[Records]
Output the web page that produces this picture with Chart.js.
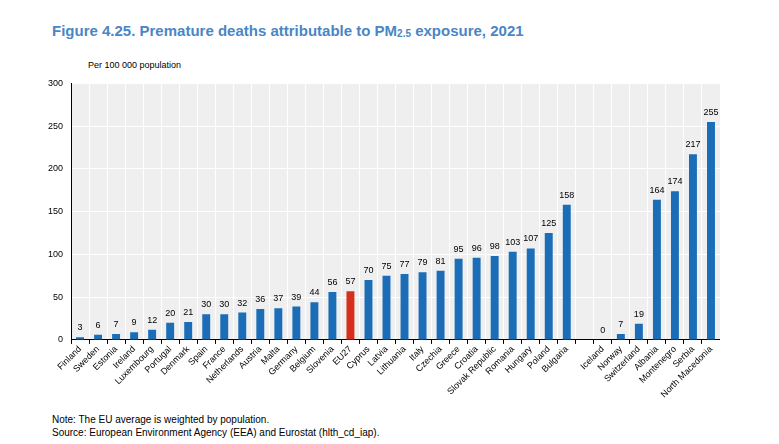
<!DOCTYPE html>
<html>
<head>
<meta charset="utf-8">
<script src="https://cdn.jsdelivr.net/npm/chart.js@4"></script>
<style>
  body { margin: 0; background: #fff; font-family: "Liberation Sans", Arial, sans-serif; }
  #title { position: absolute; left: 52px; top: 22px; color: #4a86c5; font-weight: bold; font-size: 15px; font-family: "Liberation Sans Narrow", "Liberation Sans", sans-serif; }
  #title sub { font-size: 10px; vertical-align: -1px; }
  #unit { position: absolute; left: 88px; top: 60px; font-size: 9px; color: #000; }
  #wrap { position: absolute; left: 40px; top: 70px; width: 680px; height: 330px; }
  #notes { position: absolute; left: 52px; top: 413px; font-size: 10px; line-height: 13px; }
</style>
</head>
<body>
<div id="title">Figure 4.25. Premature deaths attributable to PM<sub>2.5</sub> exposure, 2021</div>
<div id="unit">Per 100 000 population</div>
<div id="wrap"><canvas id="pm25"></canvas></div>
<div id="notes">Note: The EU average is weighted by population.<br>Source: European Environment Agency (EEA) and Eurostat (hlth_cd_iap).</div>
<script>
  // Country values, per 100 000 population ('' is the gap before non-EU countries)
  const rows = [
    ['Finland', 3], ['Sweden', 6], ['Estonia', 7], ['Ireland', 9], ['Luxembourg', 12],
    ['Portugal', 20], ['Denmark', 21], ['Spain', 30], ['France', 30], ['Netherlands', 32],
    ['Austria', 36], ['Malta', 37], ['Germany', 39], ['Belgium', 44], ['Slovenia', 56],
    ['EU27', 57], ['Cyprus', 70], ['Latvia', 75], ['Lithuania', 77], ['Italy', 79],
    ['Czechia', 81], ['Greece', 95], ['Croatia', 96], ['Slovak Republic', 98], ['Romania', 103],
    ['Hungary', 107], ['Poland', 125], ['Bulgaria', 158], ['', null],
    ['Iceland', 0], ['Norway', 7], ['Switzerland', 19], ['Albania', 164],
    ['Montenegro', 174], ['Serbia', 217], ['North Macedonia', 255]
  ];
  const labels = rows.map(r => r[0]);
  const values = rows.map(r => r[1]);
  const colors = labels.map(l => l === 'EU27' ? '#d6301c' : '#1a6db6');

  // grey plot background + value labels above bars
  const decor = {
    id: 'decor',
    beforeDraw(chart) {
      const a = chart.chartArea, c = chart.ctx;
      c.save();
      c.fillStyle = '#efefef';
      c.fillRect(a.left, a.top, a.right - a.left, a.bottom - a.top);
      c.restore();
    },
    afterDatasetsDraw(chart) {
      const c = chart.ctx;
      c.save();
      c.font = '9px "Liberation Sans", Arial, sans-serif';
      c.fillStyle = '#000';
      c.textAlign = 'center';
      chart.getDatasetMeta(0).data.forEach((bar, i) => {
        if (values[i] === null) return;
        c.fillText(values[i], bar.x, bar.y - 7);
      });
      c.restore();
    }
  };

  new Chart(document.getElementById('pm25'), {
    type: 'bar',
    data: { labels: labels, datasets: [{ data: values, backgroundColor: colors, barPercentage: 0.8, categoryPercentage: 0.55 }] },
    options: {
      responsive: true,
      maintainAspectRatio: false,
      animation: false,
      plugins: { legend: { display: false }, tooltip: { enabled: false } },
      layout: { padding: { top: 5 } },
      scales: {
        x: {
          grid: { color: '#fff', lineWidth: 1, offset: true, drawTicks: true, tickColor: '#000', tickLength: 4 },
          border: { color: '#000' },
          ticks: { color: '#000', font: { size: 9, family: '"Liberation Sans", Arial' }, maxRotation: 45, minRotation: 45, autoSkip: false, padding: 0 }
        },
        y: {
          min: 0, max: 300,
          ticks: { stepSize: 50, color: '#000', font: { size: 9, family: '"Liberation Sans", Arial' }, padding: 8 },
          grid: { color: '#fff', drawTicks: false },
          border: { color: '#000' }
        }
      }
    },
    plugins: [decor]
  });
</script>
</body>
</html>
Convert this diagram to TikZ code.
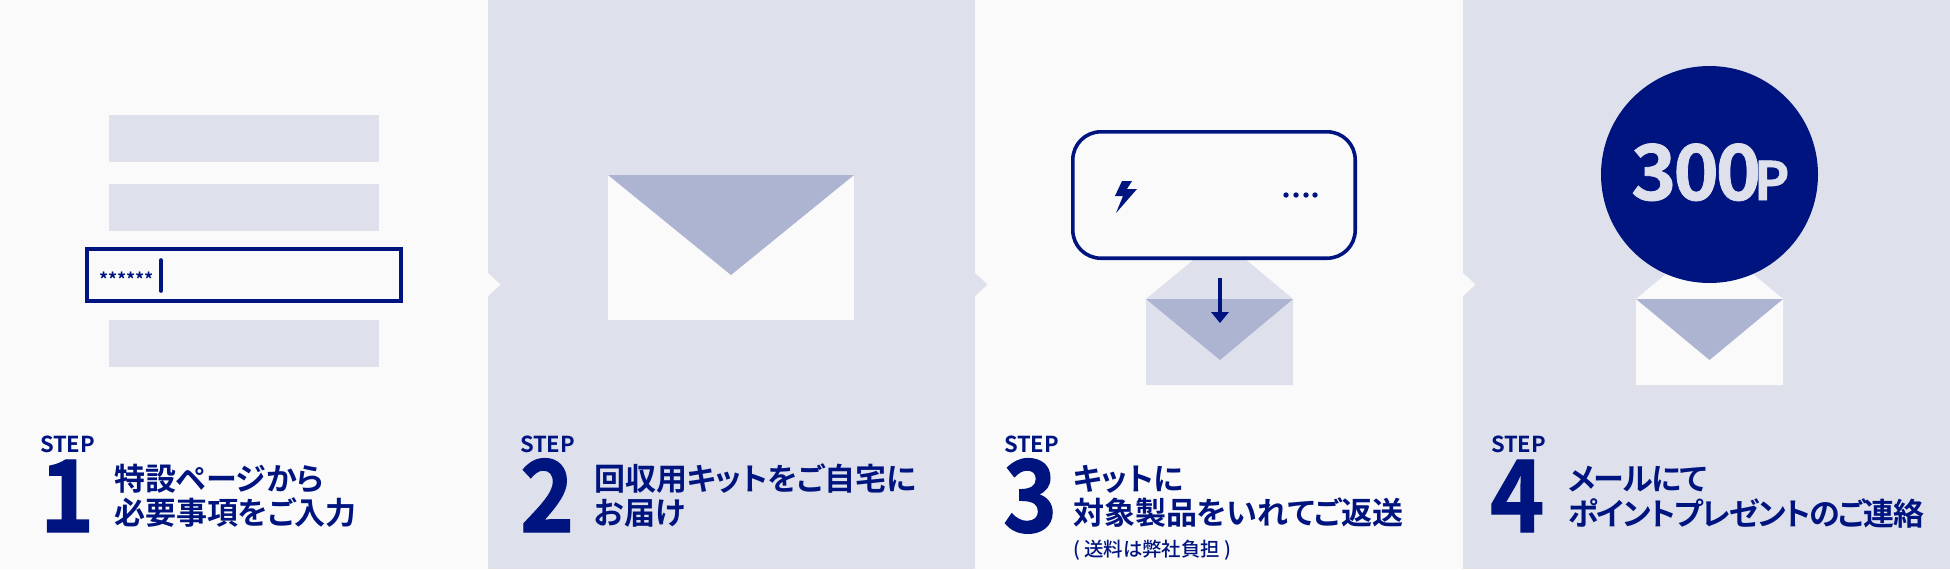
\documentclass[tikz,border=0pt]{standalone}
\usepackage{fontspec}
\setmainfont{Noto Sans CJK JP}[BoldFont={Noto Sans CJK JP Bold},RawFeature=+palt]
\newfontfamily\digitfont{Noto Sans CJK JP Bold}[FakeBold=1.2,FakeStretch=0.92]
\newfontfamily\pointfont{Noto Sans CJK JP Bold}[FakeBold=1.0,LetterSpace=-4]
\newfontfamily\tightfont{Noto Sans CJK JP Bold}[RawFeature=+palt,LetterSpace=-4.8]
\newfontfamily\mediumfont{Noto Sans CJK JP Medium}[RawFeature=+palt]
\definecolor{navy}{HTML}{00147F}
\definecolor{paper}{HTML}{FAFAFB}
\definecolor{mist}{HTML}{DEE0EC}
\definecolor{flapblue}{HTML}{ADB4D2}
\tikzset{
  every node/.style={inner sep=0pt,outer sep=0pt,text=navy},
  steplabel/.style={anchor=west,font=\bfseries\fontsize{11pt}{11pt}\selectfont},
  stepnum/.style={anchor=base west,font=\digitfont\fontsize{50pt}{50pt}\selectfont},
  captext/.style={anchor=west,font=\bfseries\fontsize{15.5pt}{15.5pt}\selectfont},
  tightcap/.style={anchor=west,font=\tightfont\fontsize{15.5pt}{15.5pt}\selectfont},
  smalltext/.style={anchor=west,font=\mediumfont\fontsize{9.7pt}{9.7pt}\selectfont},
  panelframe/.style={navy,line width=1.8pt},
}
\begin{document}
\begin{tikzpicture}[x=0.5pt,y=-0.5pt]
\useasboundingbox (0,0) rectangle (1950,569);
% panels
\fill[paper] (0,0) rectangle (488,569);
\fill[mist] (488,0) rectangle (975,569);
\fill[paper] (975,0) rectangle (1463,569);
\fill[mist] (1463,0) rectangle (1950,569);
% notches
\fill[paper] (487,272) -- (500.5,284.5) -- (487,297) -- cycle;
\fill[mist] (974,272) -- (987.5,284.5) -- (974,297) -- cycle;
\fill[paper] (1462,272) -- (1475.5,284.5) -- (1462,297) -- cycle;
% step 1 icon
\fill[mist] (109,115) rectangle (379,162);
\fill[mist] (109,184) rectangle (379,231);
\fill[mist] (109,320) rectangle (379,367);
\draw[panelframe] (86.8,248.8) rectangle (401.2,301.2);
\node[anchor=west,font=\bfseries\fontsize{9pt}{9pt}\selectfont] (stars) at (99,279) {******};
\draw[panelframe,line cap=round] (161,260) -- (161,291);
% step 2 icon
\fill[paper] (608,175) rectangle (854,320);
\fill[flapblue] (608,175) -- (854,175) -- (731,275) -- cycle;
% step 3 icon
\fill[mist] (1146,299) -- (1220,238) -- (1293,299) -- (1293,385) -- (1146,385) -- cycle;
\fill[flapblue] (1146,299) -- (1293,299) -- (1220,360) -- cycle;
\draw[panelframe,fill=paper,rounded corners=14pt] (1072.8,131.8) rectangle (1355.2,258.2);
\fill[navy] (1122,181) -- (1132,181) -- (1127,189) -- (1137,189) -- (1116,213) -- (1123,196) -- (1115,196) -- cycle;
\foreach \dx in {1286,1296,1306,1315} \fill[navy] (\dx,195) circle (1.35pt);
\coordinate (arrowstart) at (1220,278);
\coordinate (arrowbase) at (1220,314);
\draw[navy,line width=1.7pt] (arrowstart) -- (arrowbase);
\fill[navy] (1211,312) -- (1229,312) -- (1220,323) -- cycle;
% step 4 icon
\fill[paper] (1636,299) -- (1709.5,238) -- (1783,299) -- (1783,385) -- (1636,385) -- cycle;
\fill[flapblue] (1636,299) -- (1783,299) -- (1709.5,360) -- cycle;
\fill[navy] (1709.5,174.5) circle (54.25pt);
\node[anchor=base west,text=mist] (points) at (1631,200) {\pointfont\fontsize{38.5pt}{38.5pt}\selectfont 300\hspace{-3.5pt}\fontsize{26.5pt}{26.5pt}\selectfont P};
% captions
\node[steplabel] (s1) at (40,444) {STEP};
\node[stepnum] (n1) at (40,532) {1};
\node[captext] (c1a) at (114,479) {特設ページから};
\node[captext] (c1b) at (114,513) {必要事項をご入力};
\node[steplabel] (s2) at (520,444) {STEP};
\node[stepnum] (n2) at (520,532) {2};
\node[captext] (c2a) at (594,479) {回収用キットをご自宅に};
\node[captext] (c2b) at (594,513) {お届け};
\node[steplabel] (s3) at (1004,444) {STEP};
\node[stepnum] (n3) at (1003,532) {3};
\node[captext] (c3a) at (1073,479) {キットに};
\node[captext] (c3b) at (1073,513) {対象製品をいれてご返送};
\node[smalltext] (c3c) at (1073,550) {( 送料は弊社負担 )};
\node[steplabel] (s4) at (1491,444) {STEP};
\node[stepnum] (n4) at (1490,532) {4};
\node[tightcap] (c4a) at (1568,479) {メールにて};
\node[tightcap] (c4b) at (1568,513) {ポイントプレゼントのご連絡};
\end{tikzpicture}
\end{document}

● What you will do
Give the number of lines in the entries above that include the string "this". No other output is expected.

● Task output
2